Plumbing Coordinator Sean Thompson, gives information on an issue he tries to prevent when designing plumbing systems. Check out his opinion on what will work best to prevent most commercial kitchen pipe backups.
Fats, oils and grease, also called FOG, are produced from foods like meat fat, gravy, butter, ice cream, cooking oils/fryers etc. Other sources of FOG are mops for floor cleaning, pot sinks & dishwashers, and commercial kitchens. FOG will be in either a liquid or solid form and will turn either to viscous or solid as it is cooled in the underground drainage system. It will slow drainage, cause restrictions, and eventually clog the pipe. It’s common for these types of clogs to form a total blockage of a section of pipe.
There are several maintenance management programs to help control and reduce the amount of FOG being introduced into the drainage system, but none are foolproof. FOGs will inevitably make their way into the drainage system. Municipalities certainly do not like FOGs to reach their systems or treatment facilities and will hand out violations with hefty fines or, in some cases, they will halt operation of businesses.
This is the reason we design for the installation of grease traps / interceptors, particularly for commercial kitchens and dining facilities/restaurants. The grease interceptors’ main functions are to separate grease from the wastewater to keep it from entering the municipalities sanitary system and store grease for removal.
The key to preventing clogs and drainage issues in the grease waste system is keeping FOG in suspension from the kitchen to the interceptor. The longer the run is from the kitchen, the more difficult this becomes and can contribute to FOG solidifying in the pipe and impeding the function of the interceptor allowing small, solidified particles to pass into the municipalities sanitary sewer system.
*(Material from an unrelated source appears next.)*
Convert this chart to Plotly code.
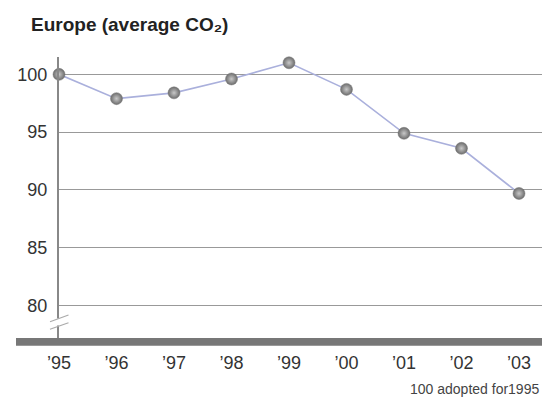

A Heat Trace System, a set of paths lined along pipes or vessels, is a great option to keeping these waste mixtures in suspension by keeping temperatures above where grease starts to become viscous and solidify. They are designed to maintain temperatures in the pipe that will convey FOG to an interceptor and allow FOG mixtures to remain in a liquid state to maintain flow.
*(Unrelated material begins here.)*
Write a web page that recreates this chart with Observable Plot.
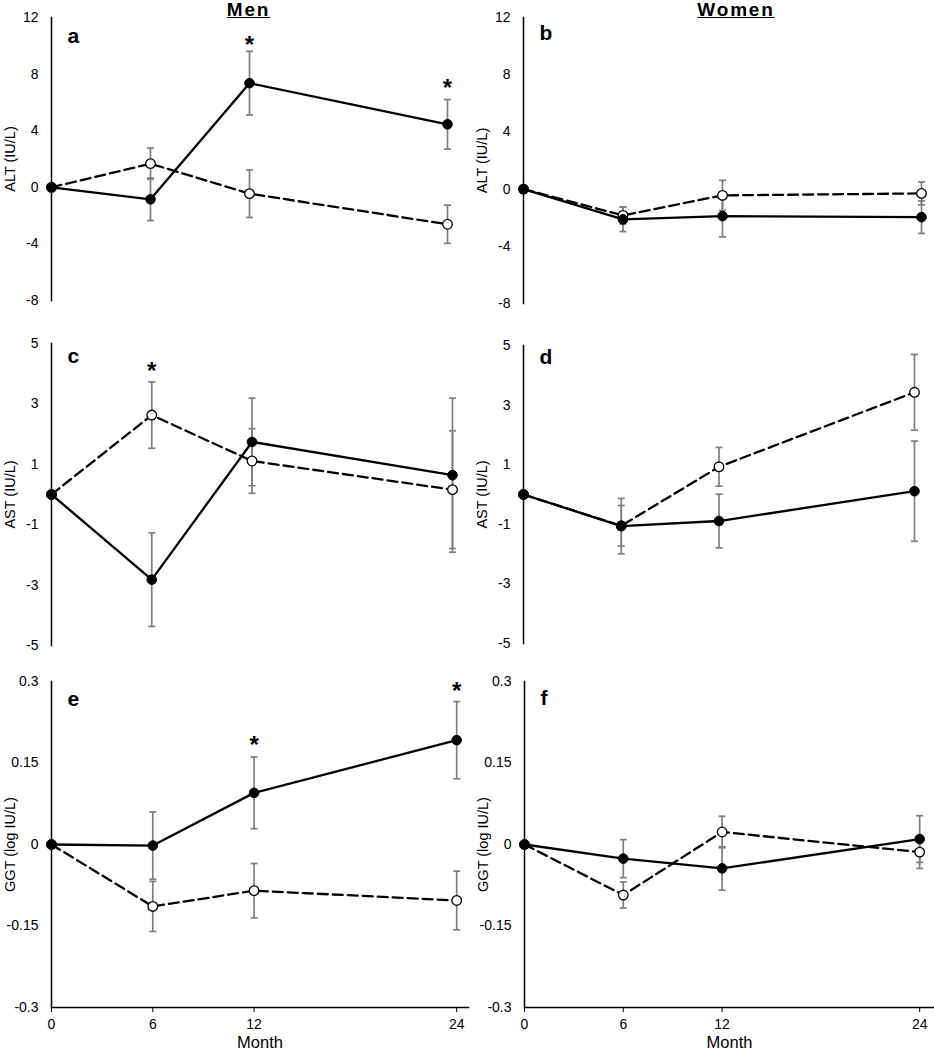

Designing for a grease waste heat trace system will reduce expensive maintenance costs, fines rendered from municipalities & loss of business due to odors & unsanitary conditions caused by a poorly functioning grease waste and containment system.
When to push for a Heat Trace System?
It is strongly recommended to heat trace the entire grease waste main in systems when the grease interceptor will be 35’ or more from the kitchen, so it’s best to try to design the interceptor as close to the kitchen as possible.
In systems where the grease waste main piping is 100’ or more total, from the start of the main to the interceptor, the main and long branch runs should be heat traced.
Commercial kitchens for a dining establishment, or similar type establishments serving ice cream/yogurt etc, are recommended to heat trace the entire main and long branches regardless of pipe lengths. Ice cream and milk fats tend to solidify more quickly than FOG.
In my opinion, it is always a good idea to heat trace a grease waste system, but realistically, there are not codes to reference for its use, and we all know the budget will dictate some VE items and this system will be on the chopping block very quickly. Especially because it is not “required by code”.